Transformative innovation in healthcare logistics requires change across its vast and long-fragmented network of manufacturers, technology suppliers, distributors, group purchasing organizations and care providers. Retail and similar fields adopted global standard product and business partner identifiers more than 35 years ago to great advantage. Studies relating to the retail industry's adoption of UPCs (universal product codes) show $8.1 billion or 2.76% of revenue in hard savings.
By contrast, healthcare, which is the nation's largest industry, still lacks uniform and unambiguous identifiers (except on pharmaceuticals). Allowing players to invent their own numbering leads to confusion, duplication and waste at every level. It also presents major hurdles to computerization and electronic data interchanges, which thrive on unique record keys that can be readily shared among business partners.
Through the efforts of hundreds of supply chain professionals (and academics such as the Center for Innovation in Healthcare Logistics), a solution is at hand. The GS1 standards organization, which manages UPCs in retail, has developed global standard identifiers for healthcare products (GTINs) and locations (GLNs), along with the registries needed to facilitate interchange and maintain single sources of truth. A recent CIHL survey reported that 76% of supply chain organizations are in the process of adopting GLNs. Computer-readable GTINs on products come next, with a target of December 2012 for widespread use.

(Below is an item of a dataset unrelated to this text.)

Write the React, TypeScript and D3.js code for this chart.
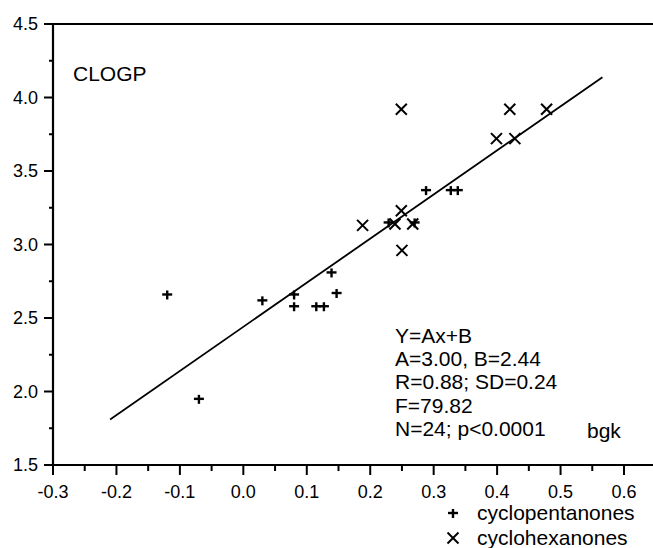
import React from "react";
import * as d3 from "d3";

const pentX = [-0.12, -0.07, 0.03, 0.08, 0.08, 0.115, 0.127, 0.139, 0.147, 0.229, 0.27, 0.288, 0.327, 0.338];
const pentY = [2.66, 1.95, 2.62, 2.66, 2.58, 2.58, 2.58, 2.81, 2.67, 3.15, 3.15, 3.37, 3.37, 3.37];
const hexX = [0.188, 0.249, 0.42, 0.478, 0.399, 0.428, 0.249, 0.239, 0.267, 0.25];
const hexY = [3.13, 3.92, 3.92, 3.92, 3.72, 3.72, 3.23, 3.14, 3.14, 2.96];
const fitA = 3.0;
const fitB = 2.44;
const fitRange = [-0.21, 0.566];
const xTicks = [-0.3, -0.2, -0.1, 0.0, 0.1, 0.2, 0.3, 0.4, 0.5, 0.6];
const yTicks = [1.5, 2.0, 2.5, 3.0, 3.5, 4.0, 4.5];
const statLines = ["Y=Ax+B", "A=3.00, B=2.44", "R=0.88; SD=0.24", "F=79.82", "N=24; p<0.0001"];
const legendLabels = ["cyclopentanones", "cyclohexanones"];

const W = 653;
const H = 548;
const FONT = "'Liberation Sans', Arial, sans-serif";

export default function App() {
  const x = d3.scaleLinear().domain([-0.3, 0.6]).range([53, 624]);
  const y = d3.scaleLinear().domain([1.5, 4.5]).range([465, 24]);
  const xMinor = d3.range(-0.25, 0.66, 0.1);
  const yMinor = d3.range(1.75, 4.5, 0.5);
  const line = d3.line<number>().x((v) => x(v)).y((v) => y(fitA * v + fitB));

  const plus = (cx: number, cy: number, k: string) => (
    <g key={k} stroke="#000" strokeWidth={2.4}>
      <line x1={cx - 5} x2={cx + 5} y1={cy} y2={cy} />
      <line x1={cx} x2={cx} y1={cy - 4} y2={cy + 5} />
    </g>
  );
  const cross = (cx: number, cy: number, k: string) => (
    <g key={k} stroke="#000" strokeWidth={2}>
      <line x1={cx - 5.5} x2={cx + 5.5} y1={cy - 5.5} y2={cy + 5.5} />
      <line x1={cx - 5.5} x2={cx + 5.5} y1={cy + 5.5} y2={cy - 5.5} />
    </g>
  );

  return (
    <svg width={W} height={H} style={{ position: "absolute", left: 0, top: 0 }} fontFamily={FONT}>
      <rect width={W} height={H} fill="#fff" />
      <line x1={53} x2={W} y1={24} y2={24} stroke="#000" strokeWidth={2.2} />
      <line x1={53} x2={W} y1={465} y2={465} stroke="#000" strokeWidth={2.2} />
      <line x1={53} x2={53} y1={23} y2={466} stroke="#000" strokeWidth={2.2} />
      {yTicks.map((t) => (
        <g key={"yt" + t}>
          <line x1={44} x2={53} y1={y(t)} y2={y(t)} stroke="#000" strokeWidth={2} />
          <text x={38} y={y(t) + 6} textAnchor="end" fontSize={18}>{t.toFixed(1)}</text>
        </g>
      ))}
      {yMinor.map((t) => (
        <line key={"ym" + t} x1={49} x2={53} y1={y(t)} y2={y(t)} stroke="#000" strokeWidth={2} />
      ))}
      {xTicks.map((t) => (
        <g key={"xt" + t}>
          <line x1={x(t)} x2={x(t)} y1={465} y2={475} stroke="#000" strokeWidth={2} />
          <text x={x(t)} y={498} textAnchor="middle" fontSize={18}>{t.toFixed(1)}</text>
        </g>
      ))}
      {xMinor.map((t) => (
        <line key={"xm" + t.toFixed(2)} x1={x(t)} x2={x(t)} y1={465} y2={471} stroke="#000" strokeWidth={2} />
      ))}
      <path d={line(fitRange) || ""} fill="none" stroke="#000" strokeWidth={1.8} />
      {pentX.map((v, i) => plus(x(v), y(pentY[i]), "p" + i))}
      {hexX.map((v, i) => cross(x(v), y(hexY[i]), "h" + i))}
      <text x={73} y={81} fontSize={21}>CLOGP</text>
      {statLines.map((s, i) => (
        <text key={s} x={395} y={343 + i * 23.2} fontSize={21}>{s}</text>
      ))}
      <text x={587} y={438} fontSize={21}>bgk</text>
      {plus(453, 513, "lp")}
      <text x={477} y={520} fontSize={21}>{legendLabels[0]}</text>
      {cross(453, 538, "lh")}
      <text x={477} y={545} fontSize={21}>{legendLabels[1]}</text>
    </svg>
  );
}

Adoption of standard identifiers may also open the door at last to widespread implementation of the automation and IT solutions that have energized other industries for decades. Automation and data synchronization efforts in the retail industry have resulted in efficient replenishment, new product introductions, category management and increased focus on customers.
Unfortunately, an American Hospital Association survey on hospital use of IT showed that only 16% of healthcare materials processes currently use bar codes, and 10% have fully or partially implemented radio frequency identification systems.
Opportunities abound for gains from healthcare automation. In the simplest cases, bar-coding of GS1-labeled merchandise can enrich routine replenishment decisions, avoid time lost to misplacement of goods, and keep track of outdated material. More sophisticated RFID approaches can track the inventory of valuable medical implants by sensors in storage areas, or record materials used in surgery by sensors on waste disposal containers.